--- Begin SUPPLIED DATA ---

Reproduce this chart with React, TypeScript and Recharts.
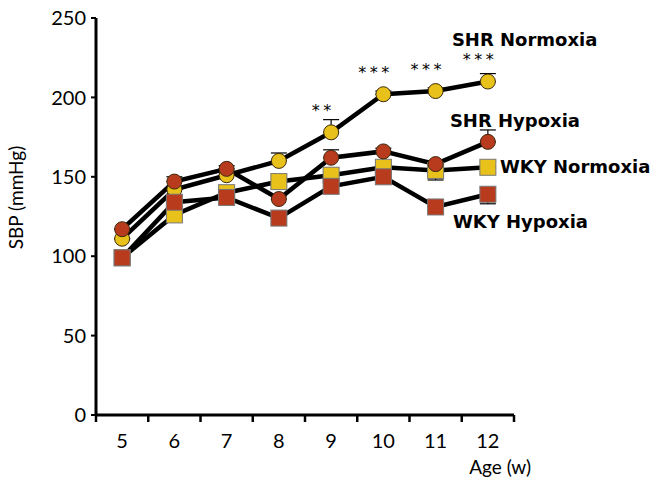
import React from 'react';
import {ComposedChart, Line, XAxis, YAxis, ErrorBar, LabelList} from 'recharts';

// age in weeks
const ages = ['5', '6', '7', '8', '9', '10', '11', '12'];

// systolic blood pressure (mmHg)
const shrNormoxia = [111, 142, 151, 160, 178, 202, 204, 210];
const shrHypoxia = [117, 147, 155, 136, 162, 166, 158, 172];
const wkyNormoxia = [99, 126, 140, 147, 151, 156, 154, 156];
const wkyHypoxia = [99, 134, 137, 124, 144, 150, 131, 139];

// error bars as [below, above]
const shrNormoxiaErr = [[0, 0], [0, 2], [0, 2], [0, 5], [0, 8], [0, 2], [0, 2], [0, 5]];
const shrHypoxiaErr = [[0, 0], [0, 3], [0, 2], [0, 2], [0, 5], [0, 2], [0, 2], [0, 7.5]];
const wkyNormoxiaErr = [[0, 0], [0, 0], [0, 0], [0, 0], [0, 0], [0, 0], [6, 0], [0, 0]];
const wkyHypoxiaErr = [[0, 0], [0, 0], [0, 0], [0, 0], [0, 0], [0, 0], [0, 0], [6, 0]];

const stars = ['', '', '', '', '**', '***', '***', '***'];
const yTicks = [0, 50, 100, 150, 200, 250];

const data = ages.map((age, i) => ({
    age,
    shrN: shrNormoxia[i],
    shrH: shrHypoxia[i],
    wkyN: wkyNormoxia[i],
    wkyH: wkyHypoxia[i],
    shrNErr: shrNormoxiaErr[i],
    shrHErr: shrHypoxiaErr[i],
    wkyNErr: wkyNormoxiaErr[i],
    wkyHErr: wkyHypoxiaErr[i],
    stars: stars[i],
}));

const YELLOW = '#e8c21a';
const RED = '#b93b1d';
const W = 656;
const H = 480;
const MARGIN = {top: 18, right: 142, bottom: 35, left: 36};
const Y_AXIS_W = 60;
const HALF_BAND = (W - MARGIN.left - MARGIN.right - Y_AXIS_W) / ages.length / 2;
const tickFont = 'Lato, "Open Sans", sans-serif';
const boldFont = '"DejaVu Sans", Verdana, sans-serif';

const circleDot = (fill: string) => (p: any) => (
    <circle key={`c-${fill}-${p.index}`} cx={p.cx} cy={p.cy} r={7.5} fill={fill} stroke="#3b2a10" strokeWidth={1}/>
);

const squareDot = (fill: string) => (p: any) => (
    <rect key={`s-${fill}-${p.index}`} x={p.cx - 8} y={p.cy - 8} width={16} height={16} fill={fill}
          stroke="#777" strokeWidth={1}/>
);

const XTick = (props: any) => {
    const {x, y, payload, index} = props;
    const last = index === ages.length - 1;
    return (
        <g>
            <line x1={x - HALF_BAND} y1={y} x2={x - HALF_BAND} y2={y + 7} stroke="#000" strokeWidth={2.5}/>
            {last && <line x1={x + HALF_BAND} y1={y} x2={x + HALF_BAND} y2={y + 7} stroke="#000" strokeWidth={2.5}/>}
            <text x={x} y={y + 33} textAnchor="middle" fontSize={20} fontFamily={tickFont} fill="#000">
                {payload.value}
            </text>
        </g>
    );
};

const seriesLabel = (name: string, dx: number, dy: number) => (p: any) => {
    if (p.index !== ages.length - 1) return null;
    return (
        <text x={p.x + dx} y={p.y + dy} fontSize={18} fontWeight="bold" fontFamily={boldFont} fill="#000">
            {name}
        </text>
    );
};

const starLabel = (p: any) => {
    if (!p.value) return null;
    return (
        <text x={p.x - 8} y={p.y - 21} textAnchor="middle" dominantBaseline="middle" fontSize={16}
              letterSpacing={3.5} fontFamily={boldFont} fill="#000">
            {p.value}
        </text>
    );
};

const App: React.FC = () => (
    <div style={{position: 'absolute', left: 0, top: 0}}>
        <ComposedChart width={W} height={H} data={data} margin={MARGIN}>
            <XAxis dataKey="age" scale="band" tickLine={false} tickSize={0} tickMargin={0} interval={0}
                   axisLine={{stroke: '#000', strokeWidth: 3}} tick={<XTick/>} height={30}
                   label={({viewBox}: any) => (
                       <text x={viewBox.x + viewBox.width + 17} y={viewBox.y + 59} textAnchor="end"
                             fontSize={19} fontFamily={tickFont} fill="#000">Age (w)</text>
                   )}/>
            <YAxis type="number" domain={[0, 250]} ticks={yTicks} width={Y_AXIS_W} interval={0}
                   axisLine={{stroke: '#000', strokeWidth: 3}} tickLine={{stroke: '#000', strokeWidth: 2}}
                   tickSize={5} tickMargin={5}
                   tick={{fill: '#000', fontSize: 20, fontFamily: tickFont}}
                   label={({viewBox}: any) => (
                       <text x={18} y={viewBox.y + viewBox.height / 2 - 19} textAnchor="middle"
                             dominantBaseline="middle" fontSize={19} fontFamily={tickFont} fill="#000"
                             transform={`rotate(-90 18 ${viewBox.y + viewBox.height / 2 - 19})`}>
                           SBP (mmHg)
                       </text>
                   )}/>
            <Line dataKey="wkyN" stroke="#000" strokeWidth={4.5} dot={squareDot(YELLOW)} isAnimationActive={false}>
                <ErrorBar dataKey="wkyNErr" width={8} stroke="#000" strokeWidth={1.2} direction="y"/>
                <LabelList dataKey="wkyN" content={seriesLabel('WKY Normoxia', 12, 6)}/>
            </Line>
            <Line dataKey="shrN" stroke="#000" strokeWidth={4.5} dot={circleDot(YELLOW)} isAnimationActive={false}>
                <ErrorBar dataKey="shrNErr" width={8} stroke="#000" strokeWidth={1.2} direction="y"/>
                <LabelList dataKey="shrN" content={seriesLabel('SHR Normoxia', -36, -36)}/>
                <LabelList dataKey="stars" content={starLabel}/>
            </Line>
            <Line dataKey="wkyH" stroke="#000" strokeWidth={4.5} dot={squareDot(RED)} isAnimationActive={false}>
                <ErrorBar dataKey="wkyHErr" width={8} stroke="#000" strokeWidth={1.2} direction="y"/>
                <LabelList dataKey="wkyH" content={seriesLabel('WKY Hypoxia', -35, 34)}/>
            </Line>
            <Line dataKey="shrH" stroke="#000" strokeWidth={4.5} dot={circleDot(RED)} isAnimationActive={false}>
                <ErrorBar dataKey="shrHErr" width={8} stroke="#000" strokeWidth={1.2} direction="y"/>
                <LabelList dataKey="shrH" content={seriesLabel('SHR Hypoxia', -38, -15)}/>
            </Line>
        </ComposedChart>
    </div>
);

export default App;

--- End SUPPLIED DATA ---

◆ SET PROBLEM ◆
Copy every line above word for word and exclude the pictures.

◆ ANSWER IN FULL ◆
Reproduce this chart with React, TypeScript and Recharts.
import React from 'react';
import {ComposedChart, Line, XAxis, YAxis, ErrorBar, LabelList} from 'recharts';

// age in weeks
const ages = ['5', '6', '7', '8', '9', '10', '11', '12'];

// systolic blood pressure (mmHg)
const shrNormoxia = [111, 142, 151, 160, 178, 202, 204, 210];
const shrHypoxia = [117, 147, 155, 136, 162, 166, 158, 172];
const wkyNormoxia = [99, 126, 140, 147, 151, 156, 154, 156];
const wkyHypoxia = [99, 134, 137, 124, 144, 150, 131, 139];

// error bars as [below, above]
const shrNormoxiaErr = [[0, 0], [0, 2], [0, 2], [0, 5], [0, 8], [0, 2], [0, 2], [0, 5]];
const shrHypoxiaErr = [[0, 0], [0, 3], [0, 2], [0, 2], [0, 5], [0, 2], [0, 2], [0, 7.5]];
const wkyNormoxiaErr = [[0, 0], [0, 0], [0, 0], [0, 0], [0, 0], [0, 0], [6, 0], [0, 0]];
const wkyHypoxiaErr = [[0, 0], [0, 0], [0, 0], [0, 0], [0, 0], [0, 0], [0, 0], [6, 0]];

const stars = ['', '', '', '', '**', '***', '***', '***'];
const yTicks = [0, 50, 100, 150, 200, 250];

const data = ages.map((age, i) => ({
    age,
    shrN: shrNormoxia[i],
    shrH: shrHypoxia[i],
    wkyN: wkyNormoxia[i],
    wkyH: wkyHypoxia[i],
    shrNErr: shrNormoxiaErr[i],
    shrHErr: shrHypoxiaErr[i],
    wkyNErr: wkyNormoxiaErr[i],
    wkyHErr: wkyHypoxiaErr[i],
    stars: stars[i],
}));

const YELLOW = '#e8c21a';
const RED = '#b93b1d';
const W = 656;
const H = 480;
const MARGIN = {top: 18, right: 142, bottom: 35, left: 36};
const Y_AXIS_W = 60;
const HALF_BAND = (W - MARGIN.left - MARGIN.right - Y_AXIS_W) / ages.length / 2;
const tickFont = 'Lato, "Open Sans", sans-serif';
const boldFont = '"DejaVu Sans", Verdana, sans-serif';

const circleDot = (fill: string) => (p: any) => (
    <circle key={`c-${fill}-${p.index}`} cx={p.cx} cy={p.cy} r={7.5} fill={fill} stroke="#3b2a10" strokeWidth={1}/>
);

const squareDot = (fill: string) => (p: any) => (
    <rect key={`s-${fill}-${p.index}`} x={p.cx - 8} y={p.cy - 8} width={16} height={16} fill={fill}
          stroke="#777" strokeWidth={1}/>
);

const XTick = (props: any) => {
    const {x, y, payload, index} = props;
    const last = index === ages.length - 1;
    return (
        <g>
            <line x1={x - HALF_BAND} y1={y} x2={x - HALF_BAND} y2={y + 7} stroke="#000" strokeWidth={2.5}/>
            {last && <line x1={x + HALF_BAND} y1={y} x2={x + HALF_BAND} y2={y + 7} stroke="#000" strokeWidth={2.5}/>}
            <text x={x} y={y + 33} textAnchor="middle" fontSize={20} fontFamily={tickFont} fill="#000">
                {payload.value}
            </text>
        </g>
    );
};

const seriesLabel = (name: string, dx: number, dy: number) => (p: any) => {
    if (p.index !== ages.length - 1) return null;
    return (
        <text x={p.x + dx} y={p.y + dy} fontSize={18} fontWeight="bold" fontFamily={boldFont} fill="#000">
            {name}
        </text>
    );
};

const starLabel = (p: any) => {
    if (!p.value) return null;
    return (
        <text x={p.x - 8} y={p.y - 21} textAnchor="middle" dominantBaseline="middle" fontSize={16}
              letterSpacing={3.5} fontFamily={boldFont} fill="#000">
            {p.value}
        </text>
    );
};

const App: React.FC = () => (
    <div style={{position: 'absolute', left: 0, top: 0}}>
        <ComposedChart width={W} height={H} data={data} margin={MARGIN}>
            <XAxis dataKey="age" scale="band" tickLine={false} tickSize={0} tickMargin={0} interval={0}
                   axisLine={{stroke: '#000', strokeWidth: 3}} tick={<XTick/>} height={30}
                   label={({viewBox}: any) => (
                       <text x={viewBox.x + viewBox.width + 17} y={viewBox.y + 59} textAnchor="end"
                             fontSize={19} fontFamily={tickFont} fill="#000">Age (w)</text>
                   )}/>
            <YAxis type="number" domain={[0, 250]} ticks={yTicks} width={Y_AXIS_W} interval={0}
                   axisLine={{stroke: '#000', strokeWidth: 3}} tickLine={{stroke: '#000', strokeWidth: 2}}
                   tickSize={5} tickMargin={5}
                   tick={{fill: '#000', fontSize: 20, fontFamily: tickFont}}
                   label={({viewBox}: any) => (
                       <text x={18} y={viewBox.y + viewBox.height / 2 - 19} textAnchor="middle"
                             dominantBaseline="middle" fontSize={19} fontFamily={tickFont} fill="#000"
                             transform={`rotate(-90 18 ${viewBox.y + viewBox.height / 2 - 19})`}>
                           SBP (mmHg)
                       </text>
                   )}/>
            <Line dataKey="wkyN" stroke="#000" strokeWidth={4.5} dot={squareDot(YELLOW)} isAnimationActive={false}>
                <ErrorBar dataKey="wkyNErr" width={8} stroke="#000" strokeWidth={1.2} direction="y"/>
                <LabelList dataKey="wkyN" content={seriesLabel('WKY Normoxia', 12, 6)}/>
            </Line>
            <Line dataKey="shrN" stroke="#000" strokeWidth={4.5} dot={circleDot(YELLOW)} isAnimationActive={false}>
                <ErrorBar dataKey="shrNErr" width={8} stroke="#000" strokeWidth={1.2} direction="y"/>
                <LabelList dataKey="shrN" content={seriesLabel('SHR Normoxia', -36, -36)}/>
                <LabelList dataKey="stars" content={starLabel}/>
            </Line>
            <Line dataKey="wkyH" stroke="#000" strokeWidth={4.5} dot={squareDot(RED)} isAnimationActive={false}>
                <ErrorBar dataKey="wkyHErr" width={8} stroke="#000" strokeWidth={1.2} direction="y"/>
                <LabelList dataKey="wkyH" content={seriesLabel('WKY Hypoxia', -35, 34)}/>
            </Line>
            <Line dataKey="shrH" stroke="#000" strokeWidth={4.5} dot={circleDot(RED)} isAnimationActive={false}>
                <ErrorBar dataKey="shrHErr" width={8} stroke="#000" strokeWidth={1.2} direction="y"/>
                <LabelList dataKey="shrH" content={seriesLabel('SHR Hypoxia', -38, -15)}/>
            </Line>
        </ComposedChart>
    </div>
);

export default App;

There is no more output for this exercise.